What Is "Frat Rock" Music?

The Kingsmen's original "Louie Louie" album
 Courtesy of Amazon 

Frat-rock is sort of folk-rock's evil twin, having developed into a much different style for much the same reason: the first generation of rock and roll fans leaving high school and heading for America's universities. In this case, however, they weren't forming electric bands to interpret folk, but to stomp out their favorite R&B tunes. Frat-rock was designed first and foremost for the drunken party, much like seen in the classic 1978 film Animal House, written by Harvard alumni who well remember the wild shindigs of the early Sixties.

Typical Frat-Rock Song

The typical frat-rock song featured an organ and owed a strong debt to hard rhythm and blues, but the similarities between it and garage-rock stopped there: garage was more guitar-oriented, angry, brooding, and psychedelic. Frat, for its part, landed with a big stomping beat, salacious lyrics, and a drunken delivery. 

While the typical frat-rock anthem was pounded out by white or Latino collegiates—typically those weaned on James Brown's landmark 1962 Live At The Apollo LP, standard issue for all college debauches—the music was by no means segregated, as early soul bands found a devoted following among frat devotees as well. (The lighter entries in the genre also became favorites among the more laid-back revelers on the "beach" and "shag" scenes.) As time went on, the generation weaned on these acts and classic sides began to develop into America's finest from Springsteen's E Streeters to the J. Geils Band, all R&B-based and featuring keyboards and saxophone. As collegiate life got more serious in the late Sixties, however, college music followed it, leading to classic rock, prog-rock, and other definite non-party-starters.

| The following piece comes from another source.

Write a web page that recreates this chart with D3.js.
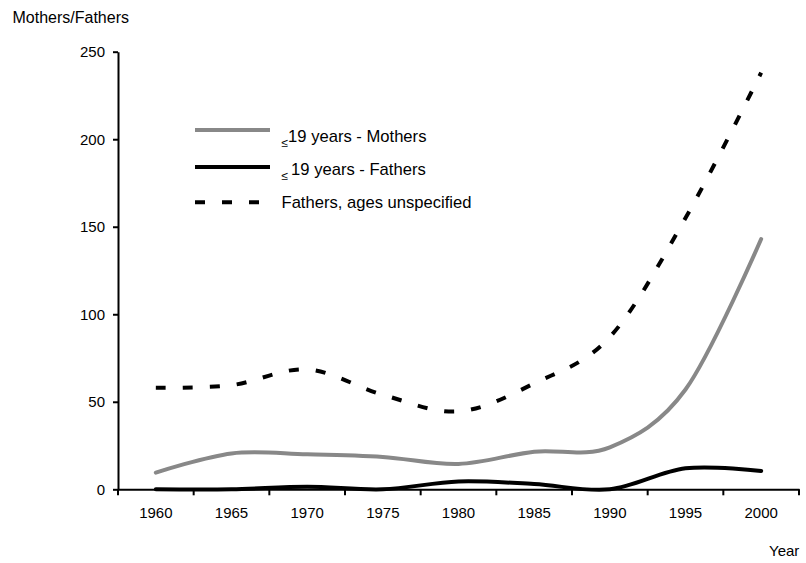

Also Known As: Garage Rock, Party Rock

Examples of "Frat Rock" Music

  • "Double Shot Of My Baby's Love," The Swingin' Medallions: Like many of their contemporaries, this frat rock anthem actually sounded like a party happening in the studio, right down to the drunken hoots and hollers and a truly killer organ riff that was a mainstay of the genre.
  • "Louie Louie," The Kingsmen: The original frat-rock party anthem, the exact moment when West Coast R&B began to reverberate up and down the Pacific Northwest Coast. The Kingsmen were only one of several area bands to cover this Richard Berry hit.
  • "Wooly Bully," Sam the Sham and the Pharaohs: A dance craze, a slip past the censors, or just drunken silliness? Doesn't matter—Sam Samudio's crew were masters of the Tex-Mex sound and brought that infectious energy to the frat party.
  • "Nobody But Me," The Human Beinz: The perfect soundtrack to any dance-off of the era, the song which holds the world record for uses of the word "no" in one song, and a perversely apt backdrop for Uma Thurman's murder spree in the film Kill Bill.
  • "Quarter To Three," Gary "U.S." Bonds: An excellent example of the bonkers "Norfolk Sound" that Bonds helped bring out of Virginia and to frats everywhere, this one started out as a sax instrumental, which probably explains why it brims with real R&B brio.
  • "Shout!" The Isley Brothers: Forget Otis Day and the Knights—"Shout!" was the Isley's first entrance into the national charts a full two decades before its era-defining turn in Animal House. And yet it had enough gospel fire to land on mixtapes and wedding DJ lists for decades after.
  • "96 Tears," ? and the Mysterians: Frat-rock's greatest breakup ballad and also its greatest tale of revenge, a dark and brooding tone poem which nevertheless still bore all the marks of the genre, like snotty vocals and pre-psych organ.
  • "Land Of 1000 Dances," Cannibal and the Headhunters: The song that started out as a prime mover in New Orleans Soul took on an otherworldly, incantatory wooziness in the hands of these groundbreaking East L.A. Chicanos, who in turn birthed several more attempts.
  • "Farmer John," The Premiers: A real three-chord stomper with that frat-rock ability to make you feel the party was happening in your stereo, in part because, as with the Medallions, the whole band took the lead vocals at once.
  • "Mony Mony," Tommy James and the Shondells: Inspired by gazing out the window of their New York studio and seeing a sign for Mutual of New York life insurance, the Shondells returned to their pre-bubblegum "Hanky Panky" roots, but this time with production about a thousand times thicker.